El 11 de septiembre de 2014 los catalanes independentistas festejaron masivamente el tercer centenario de la caída de Barcelona en la guerra de sucesión española.
La ciudad había defendido la corona española encabezada por los Habsburgo, los Austrias, frente a los Borbón, vencedores y Casa Real desde entonces.
Hace solo dos años, pues, esos independentistas montaron una cadena humana desde la frontera francesa hasta el interior de Valencia reclamando no sólo Cataluña, sino lo que llaman ahora Paisös Catalans, término imperial creación del falangista valenciano Joan Fuster.

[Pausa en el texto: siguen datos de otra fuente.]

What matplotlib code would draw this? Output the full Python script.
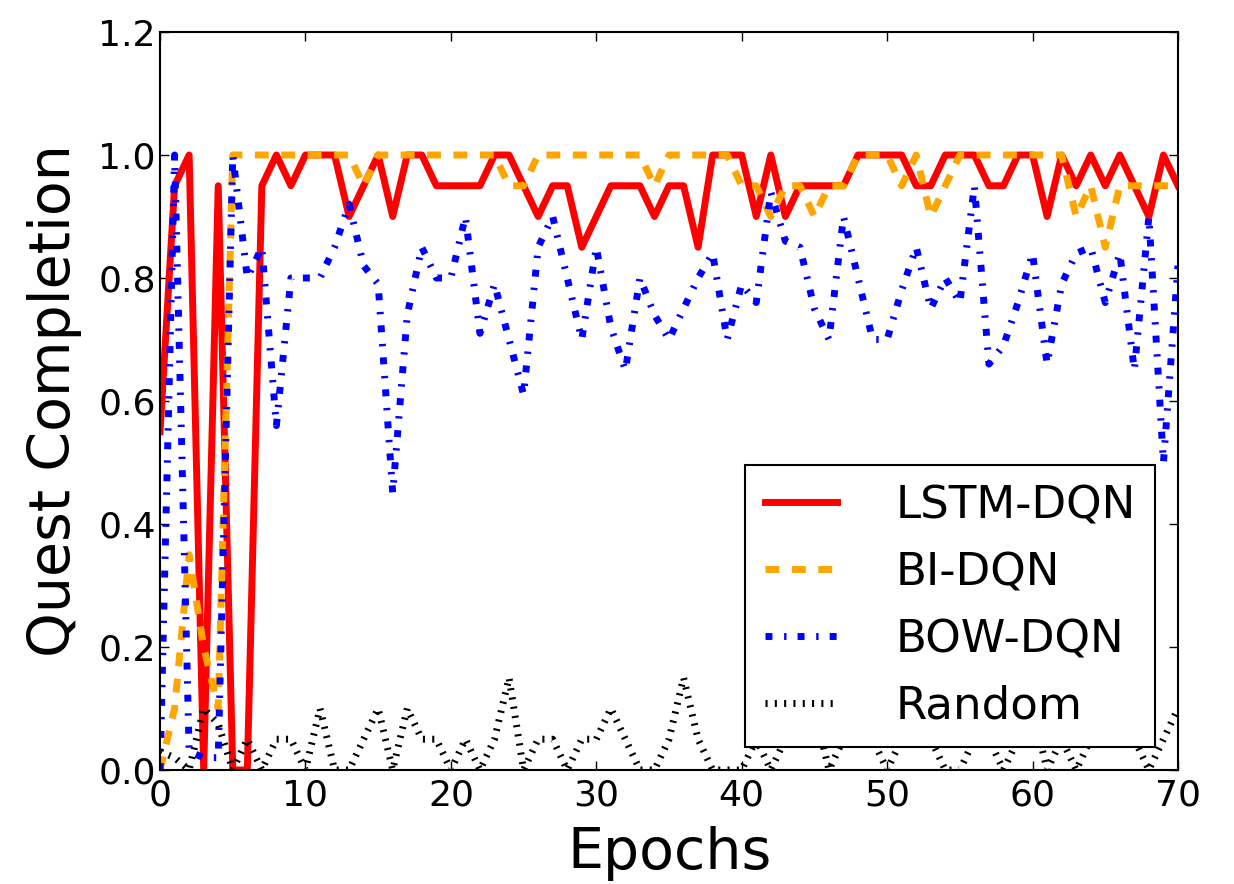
import matplotlib
matplotlib.use('Agg')
import matplotlib.pyplot as plt
import numpy as np

plt.rcParams['font.family'] = ['DejaVu Sans']
plt.rcParams['lines.scale_dashes'] = False

# quest completion per epoch
epochs = np.arange(0, 71)

lstm_dqn = [0.55, 0.95, 1.0, 0.0, 0.95, 0.0, 0.0, 0.95, 1.0, 0.95,
            1.0, 1.0, 1.0, 0.9, 0.95, 1.0, 0.9, 1.0, 1.0, 0.95,
            0.95, 0.95, 0.95, 1.0, 1.0, 0.95, 0.9, 0.95, 0.95, 0.85,
            0.9, 0.95, 0.95, 0.95, 0.9, 0.95, 0.95, 0.85, 1.0, 1.0,
            1.0, 0.9, 1.0, 0.9, 0.95, 0.95, 0.95, 0.95, 1.0, 1.0,
            1.0, 1.0, 0.95, 0.95, 1.0, 1.0, 1.0, 0.95, 0.95, 1.0,
            1.0, 0.9, 1.0, 0.95, 1.0, 0.95, 1.0, 0.95, 0.9, 1.0,
            0.95]

bi_dqn = [0.0, 0.1, 0.35, 0.2, 0.1, 1.0, 1.0, 1.0, 1.0, 1.0,
          1.0, 1.0, 1.0, 1.0, 0.95, 1.0, 1.0, 1.0, 1.0, 1.0,
          1.0, 1.0, 1.0, 1.0, 0.95, 0.95, 1.0, 1.0, 1.0, 1.0,
          1.0, 1.0, 1.0, 1.0, 0.95, 1.0, 1.0, 1.0, 1.0, 1.0,
          0.95, 0.95, 0.9, 0.95, 0.95, 0.9, 0.95, 0.95, 1.0, 1.0,
          1.0, 0.95, 1.0, 0.9, 0.95, 1.0, 1.0, 1.0, 1.0, 1.0,
          1.0, 1.0, 1.0, 0.9, 0.95, 0.85, 0.95, 0.95, 0.95, 0.95,
          0.95]

bow_dqn = [0.0, 1.0, 0.03, 0.02, 0.02, 1.0, 0.8, 0.85, 0.56, 0.8,
           0.8, 0.8, 0.85, 0.92, 0.82, 0.79, 0.45, 0.74, 0.85, 0.8,
           0.8, 0.9, 0.71, 0.79, 0.7, 0.61, 0.85, 0.9, 0.8, 0.7,
           0.85, 0.72, 0.65, 0.8, 0.74, 0.7, 0.75, 0.8, 0.84, 0.7,
           0.79, 0.76, 0.94, 0.86, 0.85, 0.75, 0.7, 0.9, 0.8, 0.7,
           0.7, 0.78, 0.85, 0.75, 0.8, 0.76, 0.95, 0.66, 0.69, 0.76,
           0.84, 0.66, 0.79, 0.84, 0.85, 0.76, 0.84, 0.65, 0.9, 0.5,
           0.82]

random_agent = [0.03, 0.02, 0.0, 0.1, 0.075, 0.0, 0.05, 0.0, 0.05, 0.05,
                0.0, 0.1, 0.0, 0.0, 0.05, 0.1, 0.0, 0.1, 0.05, 0.05,
                0.0, 0.05, 0.0, 0.05, 0.15, 0.0, 0.05, 0.05, 0.0, 0.05,
                0.05, 0.1, 0.05, 0.0, 0.0, 0.05, 0.15, 0.05, 0.0, 0.0,
                0.0, 0.05, 0.0, 0.05, 0.05, 0.1, 0.0, 0.05, 0.1, 0.05,
                0.0, 0.05, 0.05, 0.05, 0.0, 0.0, 0.05, 0.05, 0.0, 0.05,
                0.1, 0.0, 0.05, 0.0, 0.05, 0.1, 0.05, 0.05, 0.0, 0.05,
                0.1]

fig = plt.figure(figsize=(12.34, 8.84), dpi=100)
ax = fig.add_axes([0.1297, 0.1290, 0.8249, 0.8348])

ax.plot(epochs, lstm_dqn, color='red', lw=5, label='LSTM-DQN')
ax.plot(epochs, bi_dqn, color='orange', lw=5, dashes=(10, 9), label='BI-DQN')
ax.plot(epochs, bow_dqn, color='blue', lw=5, dashes=(5, 8.4, 1.7, 8.0), label='BOW-DQN')
ax.plot(epochs, random_agent, color='black', lw=5, dashes=(1.5, 5.2), label='Random')

ax.set_xlim(0, 70)
ax.set_ylim(0, 1.2)
ax.set_xticks(np.arange(0, 71, 10))
ax.set_yticks(np.arange(0, 1.21, 0.2))
ax.set_yticklabels(['%.1f' % v for v in np.arange(0, 1.21, 0.2)])

ax.tick_params(direction='in', top=True, right=True, length=6.5, width=1,
               labelsize=26)
ax.tick_params(axis='x', pad=6)
ax.tick_params(axis='y', pad=3)
for sp in ax.spines.values():
    sp.set_linewidth(1.5)

ax.set_xlabel('Epochs', fontsize=41, labelpad=10)
ax.set_ylabel('Quest Completion', fontsize=41, labelpad=12)

leg = ax.legend(loc='lower right', fontsize=32.5, fancybox=False, framealpha=1,
                edgecolor='black', borderpad=0.43, handlelength=1.6,
                handletextpad=1.3, labelspacing=0.53)
leg.get_frame().set_linewidth(1.5)

fig.savefig('out.png', dpi=100)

Ahora no se atreven a repetir la hazaña, cuyo impulso emotivo pierde fuerza. Los propios medios nacionalistas –casi todos-- reconocen que aquél entusiasmo está muy marchito y parece que en remisión, como temen que se comprobará esta próxima Diada.
Los analistas coinciden en señalar uno dato objetivo: el apoyo al independentismo pasó del 47,8 por ciento en las elecciones autonómicas de 2015 a poco más del treinta por ciento en las últimas generales.
Interesante observación sobre la fluctuación del voto independentista y prueba su inconstancia, su inconsistencia.
Que en un año, y aunque las elecciones no sean las mismas, caiga el independentismo un 17,8 por ciento, demuestra que para buena parte de las masas el separatismo sólo era un estado de ánimo temporal. Una fiebre fluctuante.
Durante décadas el independentismo sólo representó, y como mucho, el 15-20 por ciento, y de golpe se disparó gracias al carísimo y gigantesco agitprop nacionalista.
Que exigía un referéndum separatista en ausencia de debate, de análisis, sin calcular la trascendencia de una elección pasional-oscilante que cambiaría, de permitirse, siglos de historia de España.
Podemos permitirnos caprichos temporales que duren cuatro años –o cinco--, como los gobiernos, pero no cambios drásticos e impulsivos de fronteras, que siempre terminan sangrando.